John F. Kennedy Jr. Was a Special Friend

Gillon misses John’s optimism, enthusiasm and sense of humor the most. “He made you feel good,” he says. “He was so upbeat and had such a positive view of life that it was contagious.”

And although he liked to tease his buddy, John would do anything for him. When Gillon complained to John that the History Channel, where he worked as a commentator, wouldn’t consider him as a program host, John stepped in. “They said John F. Kennedy Jr. called and said he would do a 30-minute interview on what would have been his father’s 80th birthday under one condition, that I be the one that hosts it,” recalls Gillon. “That’s the kind of guy John was. He is responsible for my entire career at the History Channel.”

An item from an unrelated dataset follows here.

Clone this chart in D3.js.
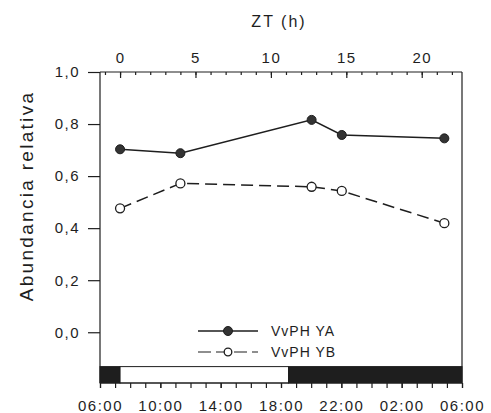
<!DOCTYPE html>
<html>
<head>
<meta charset="utf-8">
<script src="https://cdn.jsdelivr.net/npm/d3@7"></script>
<style>
  html, body { margin: 0; padding: 0; background: #ffffff; }
  svg { display: block; }
  text { font-family: "Liberation Sans", Arial, sans-serif; fill: #1e1e1e; }
</style>
</head>
<body>
<svg id="chart" width="491" height="413"></svg>
<script>
// ---- data ----
const ztHours = [0, 4, 12.7, 14.7, 21.5];
const seriesYA = [0.703, 0.688, 0.816, 0.758, 0.745];
const seriesYB = [0.476, 0.572, 0.559, 0.543, 0.419];
const seriesNames = ["VvPH YA", "VvPH YB"];
const yTickValues = [0, 0.2, 0.4, 0.6, 0.8, 1.0];
const ztTickValues = [0, 5, 10, 15, 20];
const clockTickHours = [0, 4, 8, 12, 16, 20, 24];           // hours after 06:00
const clockTickLabels = ["06:00", "10:00", "14:00", "18:00", "22:00", "02:00", "06:00"];
const photoStart = [0, 1.33, 12.5];                          // hours after 06:00
const photoEnd = [1.33, 12.5, 24];
const photoLight = [false, true, false];

// ---- layout ----
const svg = d3.select("#chart");
const L = 100, R = 462, T = 72, B = 383;
const ink = "#1e1e1e";

const x = d3.scaleLinear().domain([-1.33, 22.67]).range([L, R]);
const xClock = d3.scaleLinear().domain([0, 24]).range([L, R]);
const y = d3.scaleLinear().domain([-0.195, 1.0]).range([B, T]);
const fmtComma = v => d3.format(".1f")(v).replace(".", ",");

// photoperiod bar
const barTop = y(-0.132);
const photo = photoStart.map((s, i) => ({ s, e: photoEnd[i], light: photoLight[i] }));
svg.append("g").selectAll("rect").data(photo).join("rect")
  .attr("x", d => xClock(d.s))
  .attr("y", barTop)
  .attr("width", d => xClock(d.e) - xClock(d.s))
  .attr("height", B - barTop)
  .attr("fill", d => d.light ? "#ffffff" : ink)
  .attr("stroke", ink)
  .attr("stroke-width", 1);

// left axis
const gL = svg.append("g").attr("transform", `translate(${L},0)`)
  .call(d3.axisLeft(y).tickValues(yTickValues).tickSize(12).tickSizeOuter(0).tickPadding(8).tickFormat(fmtComma));
gL.select(".domain").attr("d", `M0,${T}V${B}`);

// top axis (ZT)
const gTminor = svg.append("g").attr("transform", `translate(0,${T})`)
  .call(d3.axisTop(x).tickValues(d3.range(-1, 23, 1)).tickSize(-3).tickSizeOuter(0).tickFormat(""));
const gT = svg.append("g").attr("transform", `translate(0,${T})`)
  .call(d3.axisTop(x).tickValues(ztTickValues).tickSize(-6).tickSizeOuter(0).tickPadding(9));
gT.select(".domain").attr("d", `M${L},0H${R}`);
gTminor.select(".domain").remove();

// bottom axis (clock)
const gBminor = svg.append("g").attr("transform", `translate(0,${B})`)
  .call(d3.axisBottom(xClock).tickValues(d3.range(0, 25, 1)).tickSize(5).tickSizeOuter(0).tickFormat(""));
gBminor.select(".domain").attr("d", `M${L},0H${R}`);
const gB = svg.append("g").attr("transform", `translate(0,${B})`)
  .call(d3.axisBottom(xClock).tickValues(clockTickHours).tickSize(5).tickSizeOuter(0)
    .tickFormat((d, i) => clockTickLabels[i]));
gB.select(".domain").remove();
gB.selectAll(".tick text").attr("y", 28).attr("dy", 0);

// right frame
svg.append("line").attr("x1", R).attr("x2", R).attr("y1", T).attr("y2", B)
  .attr("stroke", ink).attr("stroke-width", 1.2);

svg.selectAll(".domain, .tick line").attr("stroke", ink).attr("stroke-width", 1.2);
svg.selectAll(".tick text").attr("fill", ink)
  .style("font-size", "15px").style("letter-spacing", "1.5px");

// titles
svg.append("text").attr("x", 279).attr("y", 27).attr("text-anchor", "middle")
  .style("font-size", "16px").style("letter-spacing", "2px").text("ZT (h)");
svg.append("text").attr("transform", "translate(33,196) rotate(-90)").attr("text-anchor", "middle")
  .style("font-size", "19px").style("letter-spacing", "2.3px").text("Abundancia relativa");

// lines
const pts = (vals) => ztHours.map((h, i) => [h, vals[i]]);
const line = d3.line().x(d => x(d[0])).y(d => y(d[1]));
svg.append("path").datum(pts(seriesYA)).attr("d", line)
  .attr("fill", "none").attr("stroke", ink).attr("stroke-width", 1.5);
svg.append("path").datum(pts(seriesYB)).attr("d", line)
  .attr("fill", "none").attr("stroke", ink).attr("stroke-width", 1.5).attr("stroke-dasharray", "12,6");

svg.append("g").selectAll("circle").data(pts(seriesYA)).join("circle")
  .attr("cx", d => x(d[0])).attr("cy", d => y(d[1])).attr("r", 4.5)
  .attr("fill", "#333").attr("stroke", ink).attr("stroke-width", 1);
svg.append("g").selectAll("circle").data(pts(seriesYB)).join("circle")
  .attr("cx", d => x(d[0])).attr("cy", d => y(d[1])).attr("r", 4.5)
  .attr("fill", "#fff").attr("stroke", ink).attr("stroke-width", 1.3);

// legend
const leg = svg.append("g");
leg.append("line").attr("x1", 198).attr("x2", 258).attr("y1", 331).attr("y2", 331)
  .attr("stroke", ink).attr("stroke-width", 1.5);
leg.append("circle").attr("cx", 228).attr("cy", 331).attr("r", 4.5).attr("fill", "#333").attr("stroke", ink);
leg.append("line").attr("x1", 198).attr("x2", 258).attr("y1", 352).attr("y2", 352)
  .attr("stroke", ink).attr("stroke-width", 1.2).attr("stroke-dasharray", "13,5");
leg.append("circle").attr("cx", 228).attr("cy", 352).attr("r", 3.8).attr("fill", "#fff").attr("stroke", ink).attr("stroke-width", 1.3);
leg.selectAll("text.lg").data(seriesNames).join("text").attr("class", "lg")
  .attr("x", 271).attr("y", (d, i) => 336 + i * 21)
  .style("font-size", "14px").style("letter-spacing", "1px").text(d => d);
</script>
</body>
</html>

Because he died so young, John’s story will always be one of lost promise. “By the time he turned 38, he knew he wanted to go into politics — not because his family expected him to and the public wanted him to, but because he discovered it himself,” says Gillon. “He also showed that someone who is born into this family where all these expectations are imposed on you could still turn out to be a normal person.”

Gillon feels certain that John would rather be remembered for the way he lived his life instead of how he died on that foggy night in July. “I think he would want people to remember him as a caring, kind and thoughtful person,” says Gillon. “As someone who loved life and who enriched the lives of a lot of people: I think that is his legacy.”